金曜の夜は別の人になりたい

人生は割とへっちゃら

おばあちゃんの思い出

生まれたばかりの私の顔は父方のおばあちゃんによく似ていたらしい。親戚の人はよく、私が産まれたときに「おばあちゃんが出てきた」と思って驚いたという話をしていた。私はその話が好きだったし、今でもたまに思い出して嬉しくなる。それくらいおばあちゃんのことが好きなのだ。

おばあちゃんは私が小学校に入るか入らないかくらいの頃に亡くなった。ランドセルを買ってもらったことは覚えているけど、ランドセルを背負って小学校に通う姿は見せることができなかった。おばあちゃんが亡くなったことについて、当時は意味が分からなかったし、実は今もよく分かっていない。

会いたくても会えない人が増えていく。別に会わなくてもいい人も増えていく。どちらも増えていく一方だけどプラスになっていない。むしろどっちもマイナスだと感じている私は、これから先どうやって生きていけば良いのかがたまに分からなくなる。

成長しきった今の私の顔はどのくらいおばあちゃんに似ているのだろうか。会って確かめてみたいけど絶対にできない。絶対という言葉は存在しないと聞くけど結構あると思う。存在しないと思い込みたい人が騒いでいるだけだ。だっておばあちゃんに会うの、もう絶対に無理なんだが。
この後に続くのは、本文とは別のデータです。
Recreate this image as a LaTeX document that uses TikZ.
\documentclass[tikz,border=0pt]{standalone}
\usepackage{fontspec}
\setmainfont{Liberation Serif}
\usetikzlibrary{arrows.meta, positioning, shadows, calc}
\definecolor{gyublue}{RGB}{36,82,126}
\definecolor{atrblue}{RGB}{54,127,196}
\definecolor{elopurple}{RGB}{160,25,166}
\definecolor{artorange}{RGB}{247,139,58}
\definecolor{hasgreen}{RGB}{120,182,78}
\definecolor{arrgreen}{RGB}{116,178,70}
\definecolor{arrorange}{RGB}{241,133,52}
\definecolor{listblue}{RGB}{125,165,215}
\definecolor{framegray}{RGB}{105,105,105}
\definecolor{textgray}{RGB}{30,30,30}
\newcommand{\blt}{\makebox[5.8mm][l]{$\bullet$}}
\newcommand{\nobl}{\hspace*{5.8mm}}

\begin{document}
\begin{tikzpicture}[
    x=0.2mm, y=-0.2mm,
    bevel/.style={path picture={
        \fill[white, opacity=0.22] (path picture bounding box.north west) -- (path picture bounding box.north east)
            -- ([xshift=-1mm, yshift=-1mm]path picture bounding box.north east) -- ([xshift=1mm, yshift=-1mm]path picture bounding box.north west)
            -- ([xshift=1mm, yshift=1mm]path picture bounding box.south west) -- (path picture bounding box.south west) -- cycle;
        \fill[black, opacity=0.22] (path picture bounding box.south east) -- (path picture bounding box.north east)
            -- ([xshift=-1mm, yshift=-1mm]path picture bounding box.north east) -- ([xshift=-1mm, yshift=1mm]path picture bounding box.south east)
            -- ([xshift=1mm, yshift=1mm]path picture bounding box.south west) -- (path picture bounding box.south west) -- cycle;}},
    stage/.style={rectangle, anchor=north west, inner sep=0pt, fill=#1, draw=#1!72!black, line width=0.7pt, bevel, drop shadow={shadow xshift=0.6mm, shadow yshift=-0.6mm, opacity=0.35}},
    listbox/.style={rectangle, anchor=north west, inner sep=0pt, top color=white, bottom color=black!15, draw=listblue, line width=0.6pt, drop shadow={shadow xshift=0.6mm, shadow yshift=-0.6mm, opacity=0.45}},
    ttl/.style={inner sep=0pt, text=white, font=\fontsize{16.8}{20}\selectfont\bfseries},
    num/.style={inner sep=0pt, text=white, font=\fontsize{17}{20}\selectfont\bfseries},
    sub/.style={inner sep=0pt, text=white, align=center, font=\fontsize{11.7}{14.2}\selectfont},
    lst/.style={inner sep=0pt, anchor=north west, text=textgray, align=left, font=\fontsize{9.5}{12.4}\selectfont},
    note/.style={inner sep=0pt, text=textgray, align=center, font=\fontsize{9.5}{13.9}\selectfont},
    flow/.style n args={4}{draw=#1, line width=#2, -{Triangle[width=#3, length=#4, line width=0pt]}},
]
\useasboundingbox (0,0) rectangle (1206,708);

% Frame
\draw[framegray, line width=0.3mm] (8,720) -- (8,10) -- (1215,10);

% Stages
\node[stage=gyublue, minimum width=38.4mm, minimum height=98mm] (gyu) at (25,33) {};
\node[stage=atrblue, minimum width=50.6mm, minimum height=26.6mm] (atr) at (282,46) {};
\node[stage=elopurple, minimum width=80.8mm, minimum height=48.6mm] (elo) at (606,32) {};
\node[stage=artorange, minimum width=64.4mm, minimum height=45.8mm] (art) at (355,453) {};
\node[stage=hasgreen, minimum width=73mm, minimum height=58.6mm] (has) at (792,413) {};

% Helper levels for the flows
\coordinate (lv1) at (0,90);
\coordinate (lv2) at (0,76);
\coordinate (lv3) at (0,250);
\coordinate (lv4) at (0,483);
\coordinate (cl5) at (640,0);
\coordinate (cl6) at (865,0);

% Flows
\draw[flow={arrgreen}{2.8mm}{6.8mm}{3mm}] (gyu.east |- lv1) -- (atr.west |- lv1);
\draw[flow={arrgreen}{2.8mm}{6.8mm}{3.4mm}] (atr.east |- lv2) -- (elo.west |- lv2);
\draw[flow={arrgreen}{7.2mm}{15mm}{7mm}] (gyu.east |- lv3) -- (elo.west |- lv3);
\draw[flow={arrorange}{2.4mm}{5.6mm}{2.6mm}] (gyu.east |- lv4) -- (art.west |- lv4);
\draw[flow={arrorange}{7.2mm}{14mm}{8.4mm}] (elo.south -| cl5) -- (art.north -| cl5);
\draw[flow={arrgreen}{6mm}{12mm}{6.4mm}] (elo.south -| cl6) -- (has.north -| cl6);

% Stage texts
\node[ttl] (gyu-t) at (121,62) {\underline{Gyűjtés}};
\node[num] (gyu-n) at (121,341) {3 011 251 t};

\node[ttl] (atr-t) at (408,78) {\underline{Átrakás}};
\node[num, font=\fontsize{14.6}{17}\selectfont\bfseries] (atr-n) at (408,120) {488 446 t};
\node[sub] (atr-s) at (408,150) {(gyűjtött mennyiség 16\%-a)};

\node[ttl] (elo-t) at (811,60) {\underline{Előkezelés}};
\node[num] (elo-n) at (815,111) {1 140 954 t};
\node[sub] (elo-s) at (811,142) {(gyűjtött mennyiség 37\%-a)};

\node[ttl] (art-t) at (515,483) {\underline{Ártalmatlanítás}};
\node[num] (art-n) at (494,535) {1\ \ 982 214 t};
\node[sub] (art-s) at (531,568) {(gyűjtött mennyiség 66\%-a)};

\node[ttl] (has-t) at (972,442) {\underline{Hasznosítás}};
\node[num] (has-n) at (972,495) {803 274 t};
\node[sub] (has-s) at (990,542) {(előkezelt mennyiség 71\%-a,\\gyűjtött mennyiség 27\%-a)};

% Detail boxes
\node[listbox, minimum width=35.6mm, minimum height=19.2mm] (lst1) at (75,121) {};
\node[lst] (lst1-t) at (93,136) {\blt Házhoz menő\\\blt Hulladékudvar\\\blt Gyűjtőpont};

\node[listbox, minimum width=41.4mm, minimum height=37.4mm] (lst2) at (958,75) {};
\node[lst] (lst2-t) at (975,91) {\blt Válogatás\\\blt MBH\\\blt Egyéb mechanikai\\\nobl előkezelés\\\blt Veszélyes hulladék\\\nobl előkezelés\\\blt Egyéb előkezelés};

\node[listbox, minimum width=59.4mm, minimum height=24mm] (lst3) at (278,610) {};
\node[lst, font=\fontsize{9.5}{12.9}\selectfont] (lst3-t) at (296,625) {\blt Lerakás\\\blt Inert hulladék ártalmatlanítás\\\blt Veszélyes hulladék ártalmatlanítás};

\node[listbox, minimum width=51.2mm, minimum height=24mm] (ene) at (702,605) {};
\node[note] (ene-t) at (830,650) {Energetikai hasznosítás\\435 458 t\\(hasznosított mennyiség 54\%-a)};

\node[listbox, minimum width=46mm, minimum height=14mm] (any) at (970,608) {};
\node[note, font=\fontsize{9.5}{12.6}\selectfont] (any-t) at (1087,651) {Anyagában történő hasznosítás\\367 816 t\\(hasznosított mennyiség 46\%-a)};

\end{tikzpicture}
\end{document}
思い出の中で生きることができれば良いのにと思う。おばあちゃんの顔と名前以外の情報が薄れつつあるのだった。幼すぎて思い出の母数が少ない。おばあちゃんの声はもう思い出せない。忘れてしまうことは仕方がないことだ、と言い訳をしながら、数少ない思い出たちを死守している。基本的に歳を取ることについては何も思わないけど、こういうときは嫌だなあと感じる。経年変化ではなく、経年劣化だから。